The volume of pyramid is given with $b$ as the area of the base and $h$ as the height of from the base to the apex also is given as
\[V=\dfrac{1}{3}bh\]
We are given the question that the base of a right pyramid is a regular hexagon whose area is 243 square cm which means $b=243$ square cm. The area of a side face of the pyramid is 46 square cm. We draw the rough figure of it below with O as the apex and ABCDEF as the base of a regular hexagonal base.
 

Here $l$ is the slant height dropped from apex on one of the sides (Here OH).
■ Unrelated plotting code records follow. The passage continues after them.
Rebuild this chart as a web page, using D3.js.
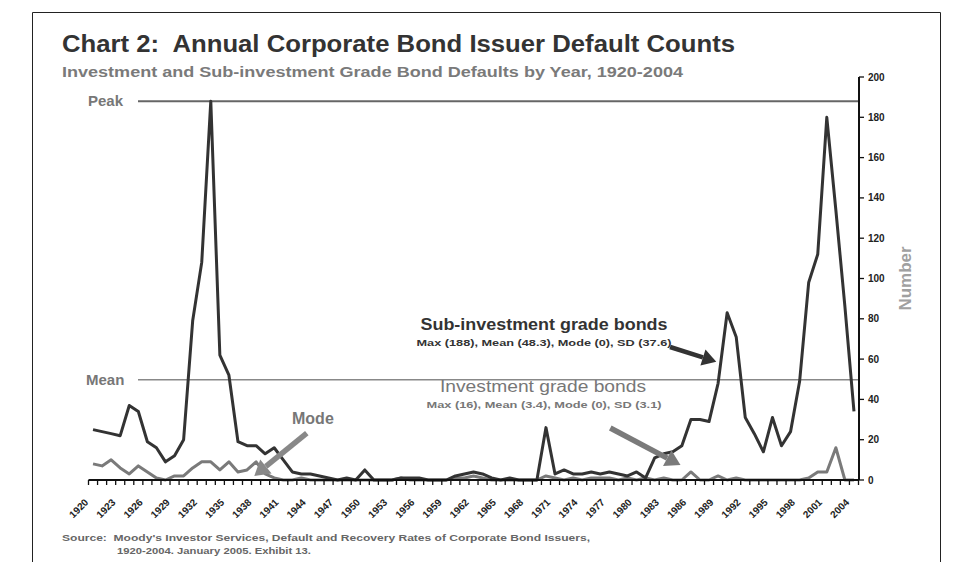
<!DOCTYPE html>
<html><head><meta charset="utf-8">
<script src="https://cdn.jsdelivr.net/npm/d3@7"></script>
<style>
html,body{margin:0;padding:0;background:#fff;}
svg{display:block;font-family:"Liberation Sans",Arial,sans-serif;}
text{white-space:pre;}
</style></head>
<body>
<svg id="c" width="957" height="562"></svg>
<script>
// ---- data ----
const years = d3.range(1920, 2005);
const subInvestment = [25,24,23,22,37,34,19,16,9,12,20,79,108,188,62,52,19,17,17,13,16,10,4,3,3,2,1,0,1,0,5,0,0,0,1,1,1,0,0,0,2,3,4,3,1,0,1,0,0,0,26,3,5,3,3,4,3,4,3,2,4,1,11,13,14,17,30,30,29,48,83,71,31,23,14,31,17,24,49,98,112,180,134,86,34];
const investment = [8,7,10,6,3,7,4,1,0,2,2,6,9,9,5,9,4,5,9,3,1,0,0,1,0,0,0,0,0,0,0,0,0,0,1,0,0,0,0,0,1,1,2,1,0,0,0,0,0,0,2,1,0,1,0,1,1,1,0,1,0,1,0,1,0,0,4,0,0,2,0,1,0,0,0,0,0,0,0,1,4,4,16,0,0];
const yTicks = [0,20,40,60,80,100,120,140,160,180,200];
const labelYears = years.filter(y => (y - 1920) % 3 === 0);
const peakValue = 188;
const meanValue = 49.8;
const titleText = "Chart 2:  Annual Corporate Bond Issuer Default Counts";
const subtitleText = "Investment and Sub-investment Grade Bond Defaults by Year, 1920-2004";
const sourceLines = ["Source:  Moody's Investor Services, Default and Recovery Rates of Corporate Bond Issuers,", "1920-2004. January 2005. Exhibit 13."];
const subLabel = ["Sub-investment grade bonds", "Max (188), Mean (48.3), Mode (0), SD (37.6)"];
const invLabel = ["Investment grade bonds", "Max (16), Mean (3.4), Mode (0), SD (3.1)"];

// ---- layout ----
const svg = d3.select("#c");
const x = d3.scaleBand().domain(years).range([88.5, 858.5]).padding(0);
const cx = yr => x(yr) + x.bandwidth() / 2;
const xc = d3.scaleLinear().domain([1920, 2004]).range([cx(1920), cx(2004)]);
const y = d3.scaleLinear().domain([0, 200]).range([480, 77]);
const axisX = 859;

// frame
svg.append("path").attr("d", "M32.5,570V12.5H940.5V570").attr("fill", "none").attr("stroke", "#222").attr("stroke-width", 1);

// title
svg.append("text").attr("x", 62).attr("y", 52).attr("font-size", 23).attr("font-weight", "bold")
  .attr("fill", "#333").attr("textLength", 673).attr("lengthAdjust", "spacingAndGlyphs").text(titleText);
svg.append("text").attr("x", 62).attr("y", 77).attr("font-size", 14).attr("font-weight", "bold")
  .attr("fill", "#7a7a7a").attr("textLength", 621).attr("lengthAdjust", "spacingAndGlyphs").text(subtitleText);

// peak & mean lines
svg.append("line").attr("x1", 138).attr("x2", axisX).attr("y1", y(peakValue)).attr("y2", y(peakValue))
  .attr("stroke", "#666").attr("stroke-width", 2);
svg.append("line").attr("x1", 138).attr("x2", axisX).attr("y1", y(meanValue)).attr("y2", y(meanValue))
  .attr("stroke", "#888").attr("stroke-width", 1.5);
svg.append("text").attr("x", 88).attr("y", y(peakValue) + 5).attr("font-size", 15).attr("font-weight", "bold").attr("fill", "#777").text("Peak");
svg.append("text").attr("x", 86).attr("y", y(meanValue) + 5).attr("font-size", 15).attr("font-weight", "bold").attr("fill", "#777").text("Mean");

// lines
const line = d3.line().x((d, i) => cx(years[i])).y(d => y(d)).curve(d3.curveLinear);
svg.append("path").datum(investment).attr("d", line).attr("fill", "none").attr("stroke", "#7a7a7a").attr("stroke-width", 3).attr("stroke-linejoin", "round");
svg.append("path").datum(subInvestment).attr("d", line).attr("fill", "none").attr("stroke", "#333").attr("stroke-width", 3).attr("stroke-linejoin", "round");

// x axis
const gx = svg.append("g").attr("transform", `translate(0,${y(0)})`);
gx.append("line").attr("x1", 88.5).attr("x2", axisX).attr("stroke", "#111").attr("stroke-width", 2);
gx.selectAll("line.t").data(years.concat([2005])).join("line").attr("class", "t")
  .attr("x1", d => d === 2005 ? 858.5 : x(d)).attr("x2", d => d === 2005 ? 858.5 : x(d))
  .attr("y1", 0).attr("y2", 5).attr("stroke", "#111").attr("stroke-width", 1.3);
gx.selectAll("text").data(labelYears).join("text")
  .attr("transform", d => `translate(${cx(d) - 4},${23}) rotate(-45)`)
  .attr("text-anchor", "end").attr("font-size", 10).attr("font-weight", "bold").attr("fill", "#222").text(d => d);

// right y axis
const gy = svg.append("g").attr("transform", `translate(${axisX},0)`);
gy.append("line").attr("y1", y(200)).attr("y2", y(0)).attr("stroke", "#111").attr("stroke-width", 2);
gy.selectAll("line.t").data(yTicks).join("line").attr("class", "t")
  .attr("x1", 0).attr("x2", 5).attr("y1", d => y(d)).attr("y2", d => y(d)).attr("stroke", "#111").attr("stroke-width", 1.3);
gy.selectAll("text").data(yTicks).join("text").attr("x", 9).attr("y", d => y(d) + 3.5)
  .attr("font-size", 10).attr("font-weight", "bold").attr("fill", "#222").text(d => d);
svg.append("text").attr("transform", `translate(911,${y(100)}) rotate(-90)`).attr("text-anchor", "middle")
  .attr("font-size", 17).attr("font-weight", "bold").attr("fill", "#a0a0a0").text("Number");

// arrows
function arrow(x1, y1, x2, y2, color, w, head) {
  const ang = Math.atan2(y2 - y1, x2 - x1);
  const bx = x2 - head * Math.cos(ang), by = y2 - head * Math.sin(ang);
  svg.append("line").attr("x1", x1).attr("y1", y1).attr("x2", bx).attr("y2", by).attr("stroke", color).attr("stroke-width", w);
  const hw = head * 0.6;
  const px = -Math.sin(ang) * hw, py = Math.cos(ang) * hw;
  svg.append("path").attr("d", `M${x2},${y2}L${bx + px},${by + py}L${bx - px},${by - py}Z`).attr("fill", color);
}
arrow(xc(1943.6), y(23.3), xc(1937.8), y(2), "#888", 5.5, 15);
arrow(xc(1983.7), y(66), xc(1988.8), y(58.7), "#333", 4.5, 14);
arrow(xc(1977.1), y(25.8), xc(1984.85), y(7.4), "#7a7a7a", 5.5, 15);

// annotation texts
svg.append("text").attr("x", 292).attr("y", 424).attr("font-size", 16).attr("font-weight", "bold").attr("fill", "#777").text("Mode");
svg.append("text").attr("x", 544).attr("y", 330).attr("text-anchor", "middle").attr("font-size", 16).attr("font-weight", "bold")
  .attr("fill", "#333").attr("textLength", 247).attr("lengthAdjust", "spacingAndGlyphs").text(subLabel[0]);
svg.append("text").attr("x", 544).attr("y", 346).attr("text-anchor", "middle").attr("font-size", 9.5).attr("font-weight", "bold")
  .attr("fill", "#333").attr("textLength", 255).attr("lengthAdjust", "spacingAndGlyphs").text(subLabel[1]);
svg.append("text").attr("x", 543).attr("y", 392).attr("text-anchor", "middle").attr("font-size", 16)
  .attr("fill", "#777").attr("textLength", 206).attr("lengthAdjust", "spacingAndGlyphs").text(invLabel[0]);
svg.append("text").attr("x", 544).attr("y", 408).attr("text-anchor", "middle").attr("font-size", 9.5).attr("font-weight", "bold")
  .attr("fill", "#777").attr("textLength", 235).attr("lengthAdjust", "spacingAndGlyphs").text(invLabel[1]);

// source
svg.append("text").attr("x", 62).attr("y", 541).attr("font-size", 9.5).attr("font-weight", "bold").attr("fill", "#666")
  .attr("textLength", 528).attr("lengthAdjust", "spacingAndGlyphs").text(sourceLines[0]);
svg.append("text").attr("x", 117).attr("y", 554).attr("font-size", 9.5).attr("font-weight", "bold").attr("fill", "#666")
  .attr("textLength", 194).attr("lengthAdjust", "spacingAndGlyphs").text(sourceLines[1]);
</script>
</body></html>
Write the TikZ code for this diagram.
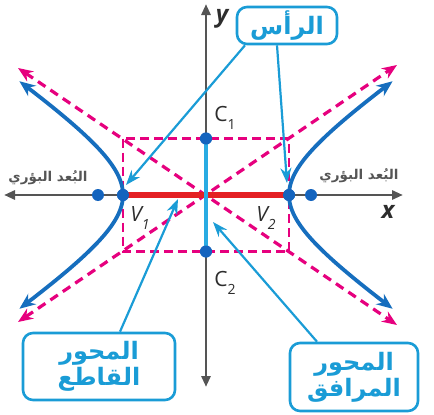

The line segment GH is called apothem whose length we denote as $p$. \[\]
We know that area of regular hexagon with side $a$ is 6 times the area of equilateral triangle with side $a$ which means $6\times \dfrac{\sqrt{3}}{4}{{a}^{2}}$. So we have;
\[\begin{align}
  & 6\times \dfrac{\sqrt{3}}{4}{{a}^{2}}=243 \\
 & \Rightarrow {{a}^{2}}=\dfrac{243}{6}\times \dfrac{4}{\sqrt{3}} \\
 & \Rightarrow {{a}^{2}}=\dfrac{162}{\sqrt{3}}=93.53 \\
 & \Rightarrow a=9.67 \\
\end{align}\]
We observe the triangle OEF which is a die face of the pyramid with slant height $l=OH$ and base $a=EF=9.67$cm. We are given its area as 46 square cm. So we have;
\[\begin{align}
  & \dfrac{1}{2}\times l\times a=46 \\
 & \Rightarrow l=\dfrac{46\times 2}{a} \\
 & \Rightarrow l=\dfrac{92}{9.67}=9.81 \\
\end{align}\]
We can find the apothem $p$ as the height of equilateral triangle EGF as
\[p=\dfrac{\sqrt{3}}{2}a=\dfrac{\sqrt{3}}{2}\times 9.67=8.37\]
We use Pythagoras theorem in right angled triangle OGH to have;
\[\begin{align}
  & h=\sqrt{{{l}^{2}}-{{p}^{2}}} \\
 & \Rightarrow h=\sqrt{{{9.81}^{2}}-{{8.37}^{2}}} \\
 & \Rightarrow h=5.12 \\
\end{align}\]
So the volume of pyramid cubic cm is
\[V=\dfrac{1}{3}bh=\dfrac{1}{3}\times 243\times 5.12=414.44\]

We round off to the nearest integer and have the volume of the pyramid as 414 cubic cm. \[\]

Note: We can alternatively solve using the base area with the apothem and side as $3pa$ and then the volume $pah$. Apothem is the perpendicular dropped from the centre of a regular polygon to the side. The regular polygon with $n$ sides at the centre divides the interior of the polygon into $n$ equilateral l triangles.